Nobody knows how many children have left the country before or after receiving refugee status, nor what their fate is.
In response to the growing problem, in 2015 amendments to the Law on the Asylum and Refugees were prepared, with the aim to make the child protection authorities take on responsibility for the guardianship of refugee children. In the amendments adopted in October 2015, however, the Ministry of Labour and Social Policy managed to shift the burden to the municipal authorities. This happened despite the protests of experts from SAR, MPs from the parliamentary Legal Committee and representatives of the NGO sector. The enactment of the legal amendments did not happen without tension, becomes clear from the transcripts of the meetings of the Legal Committee of the National Assembly from April and July of last year.
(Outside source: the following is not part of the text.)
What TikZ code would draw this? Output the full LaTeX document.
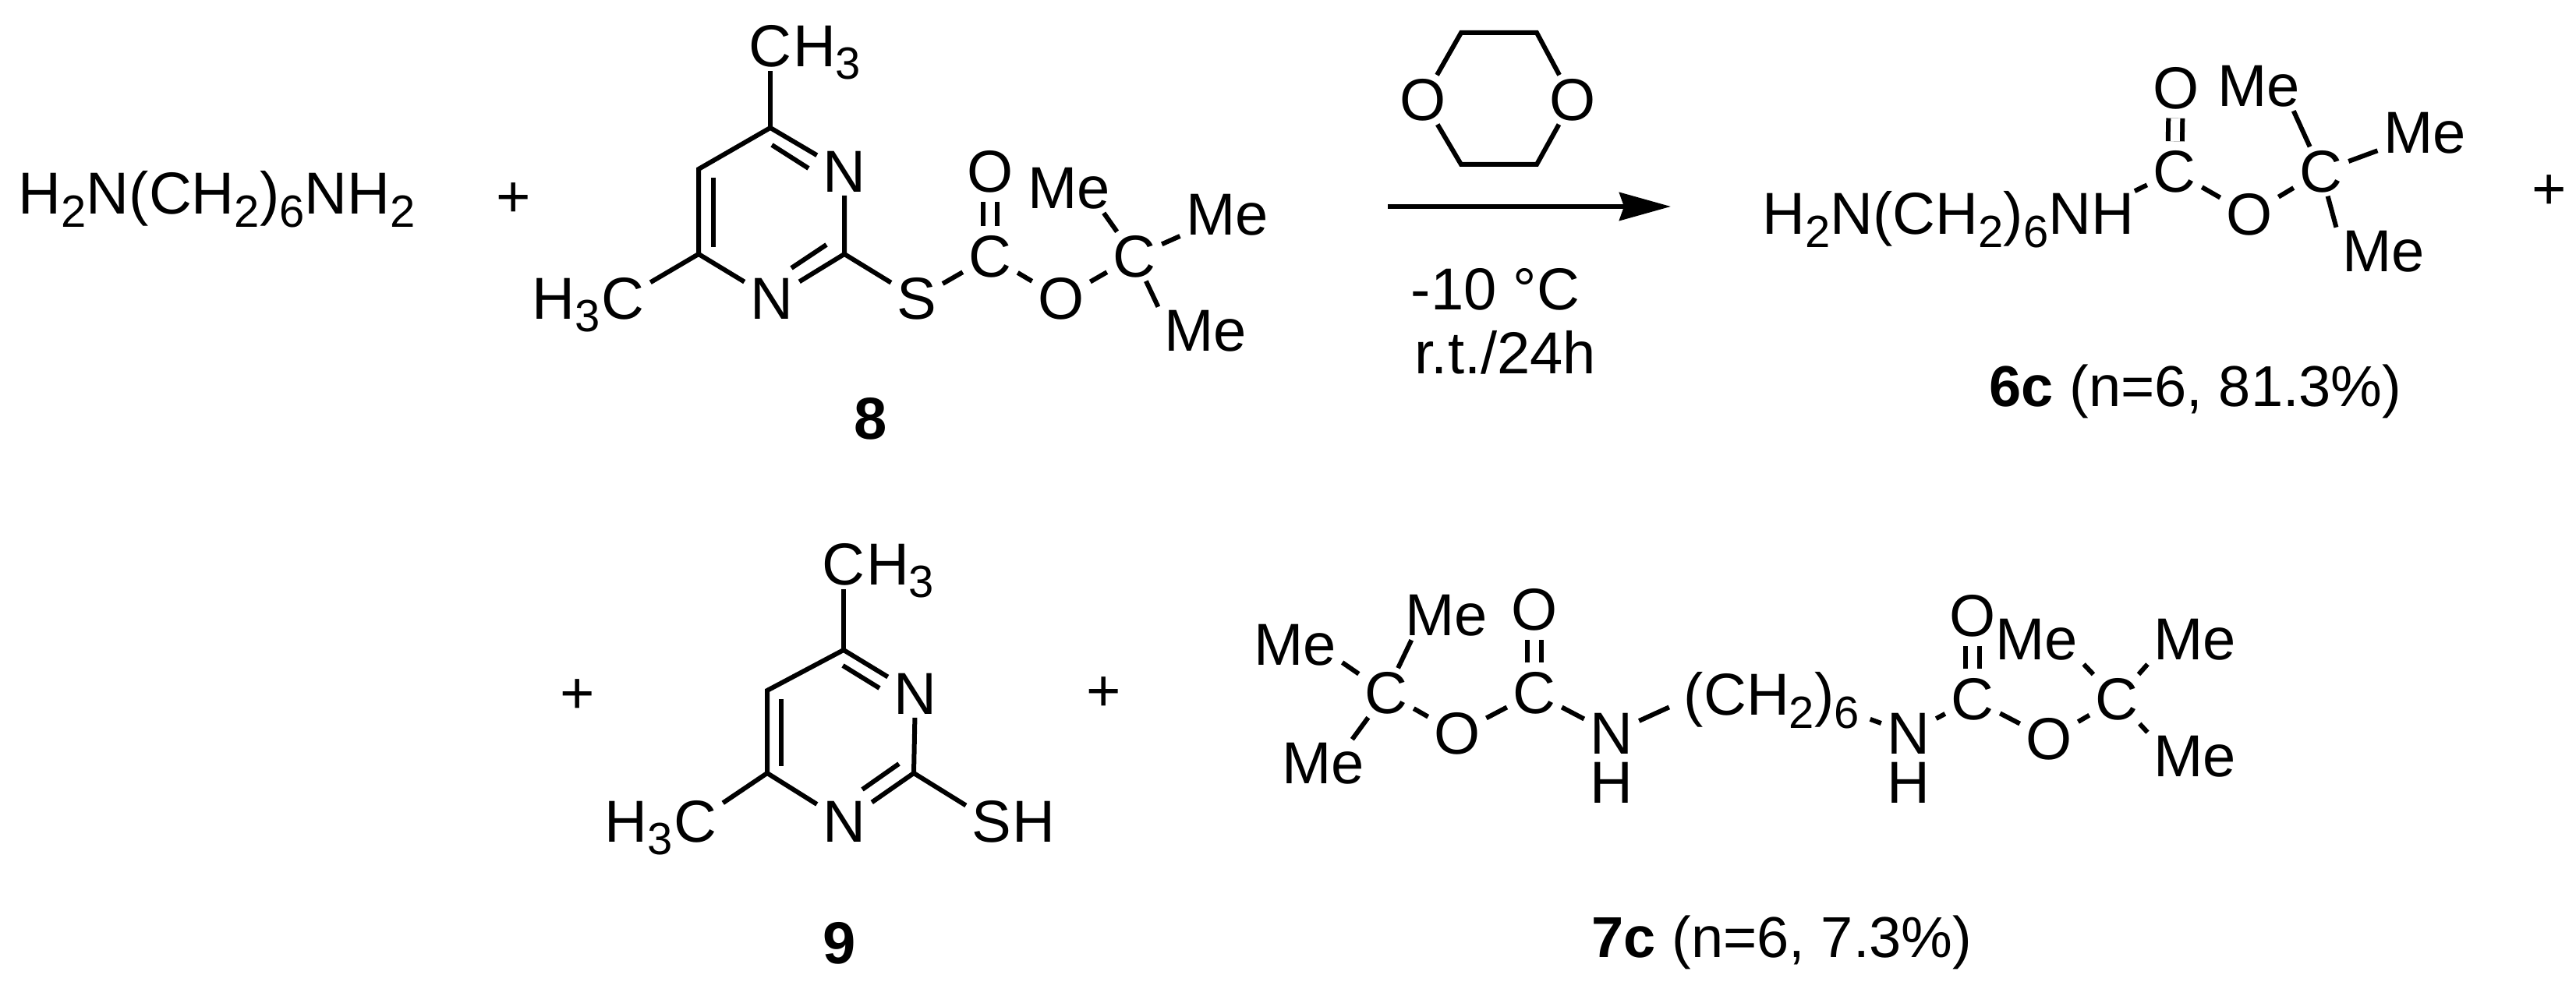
\documentclass[tikz,border=0pt]{standalone}
\usepackage{fontspec}
\setmainfont{Liberation Sans}
\usetikzlibrary{arrows.meta,positioning}

\newcommand{\subnum}[1]{\raisebox{-4.2pt}{\fontsize{14.5}{16}\selectfont #1}}

\tikzset{
	atom/.style={inner xsep=1.75pt, inner ysep=1pt},
	group/.style={inner sep=0pt},
	yield/.style={inner sep=0pt, anchor=base west, font=\fontsize{18.5}{22}\selectfont},
	bond/.style={line width=1.5pt},
	dbond/.style={line width=1.5pt, double, double distance=3pt, shorten <=1.75pt, shorten >=1.75pt},
}

\begin{document}
\begin{tikzpicture}[x=0.25pt, y=-0.25pt]

\def\width{3304}
\def\height{1269}

\fontsize{19}{23}\selectfont
\path [use as bounding box] (0,0) rectangle (\width,\height);

% DIAMINE
\node [group, anchor=base west] (diamine) at (23,275) {H\subnum{2}N(CH\subnum{2})\subnum{6}NH\subnum{2}};
\node [group] (plusa) at (659,257) {+};

% THIOCARBONATE 8
\coordinate (ra1) at (988,164);
\coordinate (ra2) at (896,217);
\coordinate (ra3) at (896,326);
\coordinate (ra4) at (1083,326);
\node [atom] (rna) at (1083,220) {N};
\node [atom] (rnb) at (990,383) {N};
\node [atom] (cha) at (988,59) {C};
\node [group, base right=-1.75pt of cha] (cha3) {H\subnum{3}};
\node [atom] (chb) at (799,383) {C};
\node [group, base left=-1.75pt of chb] (chb3) {H\subnum{3}};
\node [atom] (sa) at (1176,383) {S};
\node [atom] (ca) at (1270,329) {C};
\node [atom] (oa) at (1270,220) {O};
\node [atom] (oe) at (1361,383) {O};
\node [atom] (qa) at (1455,329) {C};
\node [atom] (mea) at (1371,242) {Me};
\node [atom] (meb) at (1574,276) {Me};
\node [atom] (mec) at (1546,425) {Me};
\node [group] (laba) at (1117,537) {\textbf{8}};
\draw [bond] (ra1) -- (cha.south -| ra1);
\draw [bond, line join=miter] (rna) -- (ra1) -- (ra2) -- (ra3) -- (rnb);
\draw [bond] (rnb) -- (ra4) -- (rna);
\draw [bond] (ra3) -- (chb);
\draw [bond] (ra4) -- (sa);
\draw [bond] (sa) -- (ca);
\draw [bond] (ca) -- (oe);
\draw [bond] (oe) -- (qa);
\draw [dbond] (ca) -- (oa);
\draw [bond] (mea.-35) -- (qa);
\draw [bond] (meb) -- (qa);
\draw [bond] (mec.north west) -- (qa);
\coordinate (ia1) at (990,186); \coordinate (ia2) at (1037,216);
\coordinate (ia3) at (915,228); \coordinate (ia4) at (915,317);
\coordinate (ia5) at (1060,314); \coordinate (ia6) at (1015,344);
\draw [bond] (ia1) -- (ia2);
\draw [bond] (ia3) -- (ia4);
\draw [bond] (ia5) -- (ia6);

% CONDITIONS
\coordinate (da1) at (1874,42);
\coordinate (da2) at (1971,42);
\coordinate (da3) at (1971,211);
\coordinate (da4) at (1874,211);
\node [atom] (dol) at (1825,128) {O};
\node [atom] (dor) at (2017,128) {O};
\draw [bond] (dol) -- (da1) -- (da2) -- (dor);
\draw [bond] (dor) -- (da3) -- (da4) -- (dol);
\coordinate (arrs) at (1780,265);
\coordinate (arre) at (2143,265);
\draw [bond, -{Stealth[length=16.5pt, width=9pt, inset=1.5pt]}] (arrs) -- (arre);
\node [group, anchor=base] (temp) at (1918,398) {-10 °C};
\node [group, anchor=base] (time) at (1931,480) {r.t./24h};

% PRODUCT 6C
\node [group, anchor=base east] (mono) at (2738,301) {H\subnum{2}N(CH\subnum{2})\subnum{6}NH};
\node [atom] (cb) at (2789,220) {C};
\node [atom] (ob) at (2791,113) {O};
\node [atom] (oc) at (2885,275) {O};
\node [atom] (qb) at (2977,220) {C};
\node [atom] (med) at (2897,111) {Me};
\node [atom] (mee) at (3110,171) {Me};
\node [atom] (mef) at (3057,323) {Me};
\node [group] (plusb) at (3270,247) {+};
\node [yield] (labb) at (2551,522) {\textbf{6c} (n=6, 81.3\%)};
\draw [bond] (mono.north east) -- (cb);
\draw [dbond] (cb) -- (ob);
\draw [bond] (cb) -- (oc);
\draw [bond] (oc) -- (qb);
\draw [bond] (med.-35) -- (qb);
\draw [bond] (mee) -- (qb);
\draw [bond] (mef.north west) -- (qb);

% MERCAPTAN 9
\node [group] (plusc) at (741,894) {+};
\coordinate (rb1) at (1082,834);
\coordinate (rb2) at (984,886);
\coordinate (rb3) at (984,992);
\coordinate (rb4) at (1172,992);
\node [atom] (rnc) at (1174,890) {N};
\node [atom] (rnd) at (1083,1054) {N};
\node [atom] (chc) at (1082,724) {C};
\node [group, base right=-1.75pt of chc] (chc3) {H\subnum{3}};
\node [atom] (chd) at (892,1054) {C};
\node [group, base left=-1.75pt of chd] (chd3) {H\subnum{3}};
\node [atom] (sb) at (1272,1054) {S};
\node [group, base right=-1.75pt of sb] (sbh) {H};
\node [group] (labc) at (1077,1210) {\textbf{9}};
\node [group] (plusd) at (1416,891) {+};
\draw [bond] (rb1) -- (chc.south -| rb1);
\draw [bond, line join=miter] (rnc) -- (rb1) -- (rb2) -- (rb3) -- (rnd);
\draw [bond] (rnd) -- (rb4) -- (rnc);
\draw [bond] (rb3) -- (chd);
\draw [bond] (rb4) -- (sb);
\coordinate (ib1) at (1081,854); \coordinate (ib2) at (1128,883);
\coordinate (ib3) at (1002,897); \coordinate (ib4) at (1002,983);
\coordinate (ib5) at (1153,980); \coordinate (ib6) at (1106,1013);
\draw [bond] (ib1) -- (ib2);
\draw [bond] (ib3) -- (ib4);
\draw [bond] (ib5) -- (ib6);

% PRODUCT 7C
\node [atom] (meg) at (1855,790) {Me};
\node [atom] (meh) at (1661,828) {Me};
\node [atom] (mei) at (1697,980) {Me};
\node [atom] (qc) at (1778,889) {C};
\node [atom] (od) at (1869,941) {O};
\node [atom] (cc) at (1968,889) {C};
\node [atom] (oe2) at (1968,782) {O};
\node [atom] (na) at (2067,941) {N};
\node [atom] (ha) at (2067,1004) {H};
\node [group, anchor=base west] (chain) at (2159,918) {(CH\subnum{2})\subnum{6}};
\node [atom] (nb) at (2448,941) {N};
\node [atom] (hb) at (2448,1004) {H};
\node [atom] (cd) at (2530,897) {C};
\node [atom] (of) at (2530,790) {O};
\node [atom] (og) at (2628,948) {O};
\node [atom] (qd) at (2715,897) {C};
\node [atom] (mej) at (2612,821) {Me};
\node [atom] (mek) at (2815,821) {Me};
\node [atom] (mel) at (2815,971) {Me};
\node [yield] (labd) at (2041,1228) {\textbf{7c} (n=6, 7.3\%)};
\draw [bond] (meg.-145) -- (qc);
\draw [bond] (meh.-20) -- (qc);
\draw [bond] (mei.40) -- (qc);
\draw [bond] (qc) -- (od);
\draw [bond] (od) -- (cc);
\draw [dbond] (cc) -- (oe2);
\draw [bond] (cc) -- (na);
\draw [bond, shorten >=5pt] (na) -- (chain.west);
\draw [bond, shorten <=3.5pt] (chain.base east) -- (nb);
\draw [bond] (nb) -- (cd);
\draw [dbond] (cd) -- (of);
\draw [bond] (cd) -- (og);
\draw [bond] (og) -- (qd);
\draw [bond] (mej.south east) -- (qd);
\draw [bond] (mek.south west) -- (qd);
\draw [bond] (mel.north west) -- (qd);

\end{tikzpicture}
\end{document}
After long and futile disputes with the social ministry, in July 2015 the chairman of the Legal Committee, Danail Kirilov, said bluntly: “Nobody wants to take responsibility.” So municipalities found themselves obliged to appoint representatives of unaccompanied minors. Municipal officials are obliged to look after the legal interests of children and to protect their best interest in regard to health, social and educational institutions until they reach adulthood.
In practice, however, even if they have the good will, they have neither the training nor the capacity to perform these functions well. Sources of Dnevnik who work on cases of unaccompanied children said that one representative from a municipality is sometimes appointed to hundreds of underage refugees.
As a result, the performance of guardianship functions is purely formal, as one needs months to get acquainted in detail with the situation of the children and their personal stories. The ensuring of the safety of children is also on paper only.
Meanwhile, the young refugees continue to arrive in Bulgaria and to leave as soon as possible, leaving their lives in the hands of smugglers. Ultimately, the choice is theirs and the moral responsibility for their safety – nobody’s.